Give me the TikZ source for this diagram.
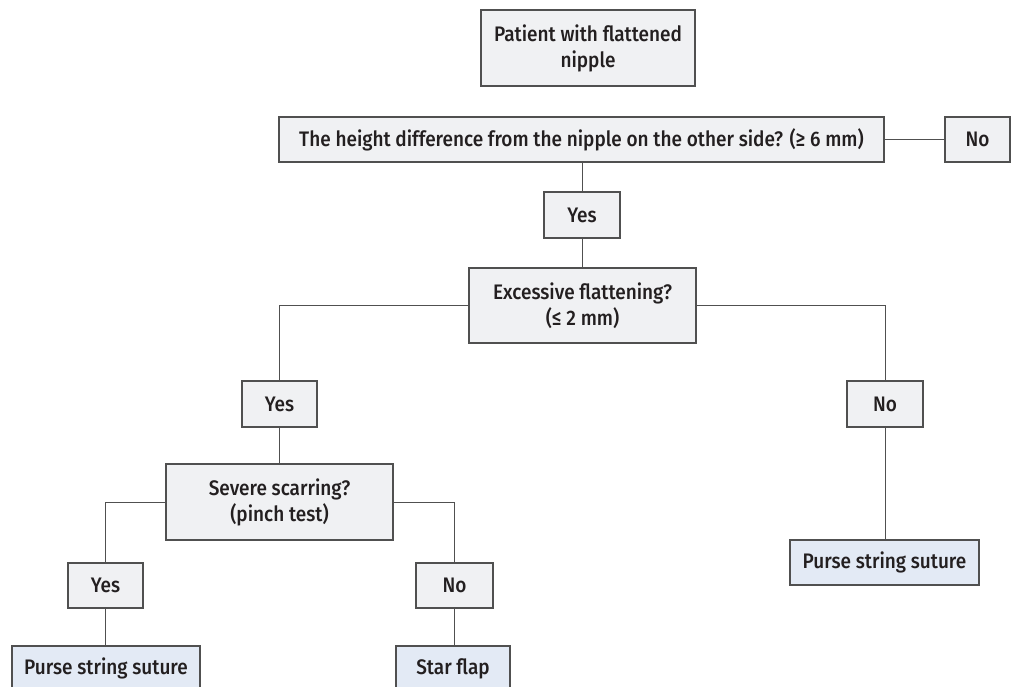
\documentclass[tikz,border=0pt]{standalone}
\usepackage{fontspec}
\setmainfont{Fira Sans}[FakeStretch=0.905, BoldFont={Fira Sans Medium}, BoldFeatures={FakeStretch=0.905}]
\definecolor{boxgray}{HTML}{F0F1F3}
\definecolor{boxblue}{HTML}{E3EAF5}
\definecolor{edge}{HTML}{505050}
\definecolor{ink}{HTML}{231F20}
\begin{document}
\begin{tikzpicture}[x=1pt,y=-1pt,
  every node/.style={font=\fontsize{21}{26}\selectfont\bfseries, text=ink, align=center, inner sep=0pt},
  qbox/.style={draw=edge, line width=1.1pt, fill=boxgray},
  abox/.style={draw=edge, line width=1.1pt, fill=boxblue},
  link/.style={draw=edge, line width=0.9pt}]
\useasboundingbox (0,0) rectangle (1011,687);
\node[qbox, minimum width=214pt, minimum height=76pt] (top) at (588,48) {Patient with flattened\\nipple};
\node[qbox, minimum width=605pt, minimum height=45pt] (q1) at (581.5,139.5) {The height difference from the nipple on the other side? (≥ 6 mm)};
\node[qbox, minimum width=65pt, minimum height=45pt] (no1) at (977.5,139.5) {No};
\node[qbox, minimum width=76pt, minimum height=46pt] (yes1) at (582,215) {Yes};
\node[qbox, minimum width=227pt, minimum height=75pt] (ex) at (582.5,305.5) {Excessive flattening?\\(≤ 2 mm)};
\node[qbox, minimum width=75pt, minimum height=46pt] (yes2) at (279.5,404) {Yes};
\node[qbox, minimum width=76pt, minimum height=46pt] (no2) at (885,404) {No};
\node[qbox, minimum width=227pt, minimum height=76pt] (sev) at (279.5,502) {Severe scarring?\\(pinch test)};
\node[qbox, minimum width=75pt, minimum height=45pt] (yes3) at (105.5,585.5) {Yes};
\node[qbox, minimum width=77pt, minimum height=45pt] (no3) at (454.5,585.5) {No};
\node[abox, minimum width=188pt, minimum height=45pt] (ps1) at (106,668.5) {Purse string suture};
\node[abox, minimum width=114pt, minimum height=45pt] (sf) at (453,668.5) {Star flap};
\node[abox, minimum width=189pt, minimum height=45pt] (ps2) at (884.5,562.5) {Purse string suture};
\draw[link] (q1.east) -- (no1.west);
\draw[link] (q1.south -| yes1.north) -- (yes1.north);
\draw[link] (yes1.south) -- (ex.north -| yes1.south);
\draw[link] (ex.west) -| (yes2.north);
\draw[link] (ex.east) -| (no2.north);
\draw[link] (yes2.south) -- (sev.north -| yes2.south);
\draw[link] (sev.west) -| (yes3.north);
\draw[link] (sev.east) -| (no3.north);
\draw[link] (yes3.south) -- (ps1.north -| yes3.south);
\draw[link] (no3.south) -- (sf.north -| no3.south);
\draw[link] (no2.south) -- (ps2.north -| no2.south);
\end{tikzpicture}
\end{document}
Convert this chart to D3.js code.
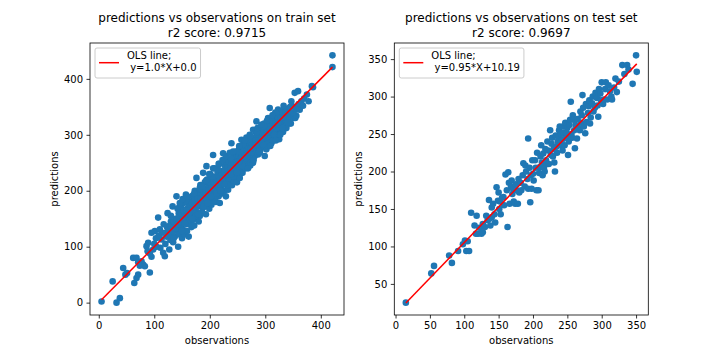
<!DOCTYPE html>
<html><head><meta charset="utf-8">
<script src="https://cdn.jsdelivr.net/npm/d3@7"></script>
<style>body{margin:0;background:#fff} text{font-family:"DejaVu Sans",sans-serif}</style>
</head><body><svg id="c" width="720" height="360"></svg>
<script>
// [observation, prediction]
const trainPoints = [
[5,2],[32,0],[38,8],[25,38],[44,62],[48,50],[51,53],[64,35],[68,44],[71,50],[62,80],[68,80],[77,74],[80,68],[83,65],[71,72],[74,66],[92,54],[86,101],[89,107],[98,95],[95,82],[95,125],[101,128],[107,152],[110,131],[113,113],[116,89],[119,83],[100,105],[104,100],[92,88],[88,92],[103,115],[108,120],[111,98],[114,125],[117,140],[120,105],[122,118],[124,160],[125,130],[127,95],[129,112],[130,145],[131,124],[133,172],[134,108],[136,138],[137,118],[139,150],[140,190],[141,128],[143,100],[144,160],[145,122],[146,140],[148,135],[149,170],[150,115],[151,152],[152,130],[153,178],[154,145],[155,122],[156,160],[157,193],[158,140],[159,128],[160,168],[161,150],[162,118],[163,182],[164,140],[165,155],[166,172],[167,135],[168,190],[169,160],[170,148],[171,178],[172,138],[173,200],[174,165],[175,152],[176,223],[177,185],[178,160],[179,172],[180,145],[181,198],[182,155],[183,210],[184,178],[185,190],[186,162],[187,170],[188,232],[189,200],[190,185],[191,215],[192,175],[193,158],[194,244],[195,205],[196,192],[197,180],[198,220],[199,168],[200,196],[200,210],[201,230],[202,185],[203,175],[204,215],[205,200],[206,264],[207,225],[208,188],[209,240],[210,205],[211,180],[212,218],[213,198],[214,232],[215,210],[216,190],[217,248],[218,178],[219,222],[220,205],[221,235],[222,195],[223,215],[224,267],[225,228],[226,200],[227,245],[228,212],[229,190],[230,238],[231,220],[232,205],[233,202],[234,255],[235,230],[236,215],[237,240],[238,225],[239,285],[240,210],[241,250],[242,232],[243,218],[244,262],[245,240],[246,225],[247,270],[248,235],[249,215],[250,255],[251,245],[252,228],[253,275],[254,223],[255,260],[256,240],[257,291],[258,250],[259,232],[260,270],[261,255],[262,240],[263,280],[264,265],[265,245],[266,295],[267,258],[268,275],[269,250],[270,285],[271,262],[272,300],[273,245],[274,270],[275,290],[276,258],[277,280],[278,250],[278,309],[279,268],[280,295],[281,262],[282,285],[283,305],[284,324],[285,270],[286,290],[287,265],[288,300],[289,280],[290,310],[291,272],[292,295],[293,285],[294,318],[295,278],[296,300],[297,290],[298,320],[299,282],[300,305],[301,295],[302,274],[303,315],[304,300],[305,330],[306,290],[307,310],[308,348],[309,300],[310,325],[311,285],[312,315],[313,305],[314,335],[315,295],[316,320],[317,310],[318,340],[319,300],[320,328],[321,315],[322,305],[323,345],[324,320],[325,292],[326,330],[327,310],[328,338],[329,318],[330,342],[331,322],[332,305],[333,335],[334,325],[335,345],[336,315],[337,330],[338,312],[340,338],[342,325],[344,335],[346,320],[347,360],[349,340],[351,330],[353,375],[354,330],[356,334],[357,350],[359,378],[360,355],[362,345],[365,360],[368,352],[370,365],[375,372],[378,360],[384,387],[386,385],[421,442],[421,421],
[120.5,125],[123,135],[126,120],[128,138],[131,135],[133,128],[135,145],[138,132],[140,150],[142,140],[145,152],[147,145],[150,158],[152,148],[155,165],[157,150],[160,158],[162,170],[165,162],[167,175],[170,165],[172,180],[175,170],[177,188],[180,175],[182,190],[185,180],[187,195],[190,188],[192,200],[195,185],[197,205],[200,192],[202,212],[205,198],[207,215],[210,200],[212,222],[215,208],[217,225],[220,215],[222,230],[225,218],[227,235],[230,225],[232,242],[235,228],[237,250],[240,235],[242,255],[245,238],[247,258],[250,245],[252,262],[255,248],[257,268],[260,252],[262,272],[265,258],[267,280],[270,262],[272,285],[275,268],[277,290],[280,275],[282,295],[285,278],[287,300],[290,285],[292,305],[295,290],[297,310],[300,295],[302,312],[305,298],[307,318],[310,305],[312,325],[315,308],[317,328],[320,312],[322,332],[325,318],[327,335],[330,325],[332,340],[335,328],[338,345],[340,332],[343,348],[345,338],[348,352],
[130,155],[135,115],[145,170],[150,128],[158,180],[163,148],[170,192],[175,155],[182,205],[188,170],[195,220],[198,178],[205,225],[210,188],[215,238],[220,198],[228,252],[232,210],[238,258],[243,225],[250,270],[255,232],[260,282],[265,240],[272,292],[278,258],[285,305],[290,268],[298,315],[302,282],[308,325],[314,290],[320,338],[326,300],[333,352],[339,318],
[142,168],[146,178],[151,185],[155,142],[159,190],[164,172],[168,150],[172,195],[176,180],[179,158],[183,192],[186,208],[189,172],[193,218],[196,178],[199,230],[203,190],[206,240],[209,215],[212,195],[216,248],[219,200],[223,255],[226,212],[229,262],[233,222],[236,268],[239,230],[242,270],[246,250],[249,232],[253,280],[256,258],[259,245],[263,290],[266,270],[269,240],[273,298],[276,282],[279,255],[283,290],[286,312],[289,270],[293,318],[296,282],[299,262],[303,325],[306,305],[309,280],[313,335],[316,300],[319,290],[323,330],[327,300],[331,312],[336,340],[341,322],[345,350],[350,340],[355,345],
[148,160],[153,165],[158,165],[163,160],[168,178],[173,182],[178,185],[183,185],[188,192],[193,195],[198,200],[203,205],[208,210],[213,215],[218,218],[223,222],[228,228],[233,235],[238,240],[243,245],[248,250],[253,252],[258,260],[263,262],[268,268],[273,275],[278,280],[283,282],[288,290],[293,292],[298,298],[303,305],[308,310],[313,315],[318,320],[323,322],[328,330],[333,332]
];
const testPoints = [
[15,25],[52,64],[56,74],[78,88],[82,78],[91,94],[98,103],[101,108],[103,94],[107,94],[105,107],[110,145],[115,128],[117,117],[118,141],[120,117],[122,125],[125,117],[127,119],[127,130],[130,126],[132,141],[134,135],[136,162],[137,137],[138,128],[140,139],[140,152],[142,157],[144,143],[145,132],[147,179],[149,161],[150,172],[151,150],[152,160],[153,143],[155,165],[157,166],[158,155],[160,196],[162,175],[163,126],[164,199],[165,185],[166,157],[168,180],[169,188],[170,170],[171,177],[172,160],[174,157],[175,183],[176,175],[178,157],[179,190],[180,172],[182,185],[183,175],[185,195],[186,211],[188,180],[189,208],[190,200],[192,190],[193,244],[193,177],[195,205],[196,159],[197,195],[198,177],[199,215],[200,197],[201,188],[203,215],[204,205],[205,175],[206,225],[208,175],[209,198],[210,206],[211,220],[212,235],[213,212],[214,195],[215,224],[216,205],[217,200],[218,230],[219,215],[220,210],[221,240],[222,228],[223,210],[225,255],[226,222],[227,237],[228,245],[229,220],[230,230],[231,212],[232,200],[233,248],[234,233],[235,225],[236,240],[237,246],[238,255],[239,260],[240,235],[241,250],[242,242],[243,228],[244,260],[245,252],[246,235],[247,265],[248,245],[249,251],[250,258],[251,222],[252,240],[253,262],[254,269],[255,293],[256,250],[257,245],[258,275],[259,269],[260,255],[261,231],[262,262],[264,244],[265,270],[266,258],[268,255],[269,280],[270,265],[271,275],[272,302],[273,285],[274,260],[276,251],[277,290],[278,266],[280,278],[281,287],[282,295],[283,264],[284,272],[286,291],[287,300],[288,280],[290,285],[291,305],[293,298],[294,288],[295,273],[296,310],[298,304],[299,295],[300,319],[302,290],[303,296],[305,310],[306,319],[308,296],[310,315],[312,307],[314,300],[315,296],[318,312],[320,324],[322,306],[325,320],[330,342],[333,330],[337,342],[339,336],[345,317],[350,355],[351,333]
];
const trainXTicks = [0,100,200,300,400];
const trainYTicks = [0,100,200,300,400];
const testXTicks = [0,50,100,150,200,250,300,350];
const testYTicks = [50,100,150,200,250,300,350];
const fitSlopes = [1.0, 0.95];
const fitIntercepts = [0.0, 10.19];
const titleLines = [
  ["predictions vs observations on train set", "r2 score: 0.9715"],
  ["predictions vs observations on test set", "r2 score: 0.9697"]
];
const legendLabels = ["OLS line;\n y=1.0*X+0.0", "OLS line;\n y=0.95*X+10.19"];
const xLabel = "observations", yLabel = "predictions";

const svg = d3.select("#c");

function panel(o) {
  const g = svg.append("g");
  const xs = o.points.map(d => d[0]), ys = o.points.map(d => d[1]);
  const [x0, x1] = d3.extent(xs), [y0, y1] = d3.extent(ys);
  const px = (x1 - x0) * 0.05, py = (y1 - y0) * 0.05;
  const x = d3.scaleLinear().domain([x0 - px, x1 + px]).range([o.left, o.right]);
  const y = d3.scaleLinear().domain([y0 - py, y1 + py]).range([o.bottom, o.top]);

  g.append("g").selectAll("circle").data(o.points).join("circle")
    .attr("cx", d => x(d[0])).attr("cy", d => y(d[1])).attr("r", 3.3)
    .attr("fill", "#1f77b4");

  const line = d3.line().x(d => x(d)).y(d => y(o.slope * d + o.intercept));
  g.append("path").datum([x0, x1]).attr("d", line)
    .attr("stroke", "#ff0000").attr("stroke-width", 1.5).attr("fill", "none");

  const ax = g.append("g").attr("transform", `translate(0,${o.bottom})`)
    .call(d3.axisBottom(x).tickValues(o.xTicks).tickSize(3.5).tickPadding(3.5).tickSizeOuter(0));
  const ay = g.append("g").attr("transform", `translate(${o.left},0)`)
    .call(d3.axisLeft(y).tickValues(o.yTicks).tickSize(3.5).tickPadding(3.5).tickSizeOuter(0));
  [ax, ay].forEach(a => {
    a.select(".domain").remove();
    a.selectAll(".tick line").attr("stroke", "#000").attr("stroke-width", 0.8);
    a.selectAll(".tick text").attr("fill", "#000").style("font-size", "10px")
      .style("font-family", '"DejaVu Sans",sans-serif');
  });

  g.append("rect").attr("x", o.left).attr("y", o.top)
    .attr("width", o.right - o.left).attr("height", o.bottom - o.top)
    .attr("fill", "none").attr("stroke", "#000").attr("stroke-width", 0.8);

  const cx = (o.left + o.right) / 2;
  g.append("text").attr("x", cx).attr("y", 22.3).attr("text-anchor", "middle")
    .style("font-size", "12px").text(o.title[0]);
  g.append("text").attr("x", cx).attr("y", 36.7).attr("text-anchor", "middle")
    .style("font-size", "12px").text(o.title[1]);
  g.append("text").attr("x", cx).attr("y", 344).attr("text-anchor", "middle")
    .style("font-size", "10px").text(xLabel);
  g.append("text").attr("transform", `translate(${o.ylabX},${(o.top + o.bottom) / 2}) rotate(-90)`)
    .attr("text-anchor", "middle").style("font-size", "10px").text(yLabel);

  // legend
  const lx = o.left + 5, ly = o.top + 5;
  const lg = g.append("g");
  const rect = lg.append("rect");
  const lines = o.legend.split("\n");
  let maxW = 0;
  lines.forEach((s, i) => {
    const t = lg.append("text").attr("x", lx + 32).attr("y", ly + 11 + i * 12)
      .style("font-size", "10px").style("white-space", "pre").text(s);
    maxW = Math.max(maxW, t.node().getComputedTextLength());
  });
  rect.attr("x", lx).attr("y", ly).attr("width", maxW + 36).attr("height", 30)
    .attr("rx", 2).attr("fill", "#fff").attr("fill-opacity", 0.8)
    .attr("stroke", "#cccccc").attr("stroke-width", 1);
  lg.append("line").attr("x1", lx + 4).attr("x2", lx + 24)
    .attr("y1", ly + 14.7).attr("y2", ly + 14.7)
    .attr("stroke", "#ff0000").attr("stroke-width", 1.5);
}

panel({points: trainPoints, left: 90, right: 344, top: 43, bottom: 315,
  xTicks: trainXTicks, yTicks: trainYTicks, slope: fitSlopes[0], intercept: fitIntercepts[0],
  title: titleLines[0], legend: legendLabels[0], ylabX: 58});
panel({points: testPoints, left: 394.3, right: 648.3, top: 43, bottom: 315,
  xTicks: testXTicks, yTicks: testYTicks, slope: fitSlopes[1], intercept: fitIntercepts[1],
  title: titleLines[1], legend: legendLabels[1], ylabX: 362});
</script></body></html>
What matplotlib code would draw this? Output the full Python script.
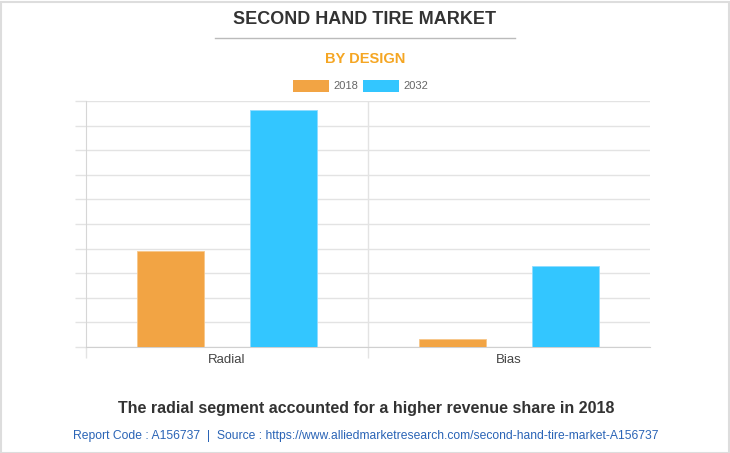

**Job:** Copy all lines above containing the string "code".

**Answer to this task:**
Convert this chart to D3.js code.
What matplotlib code would draw this? Output the full Python script.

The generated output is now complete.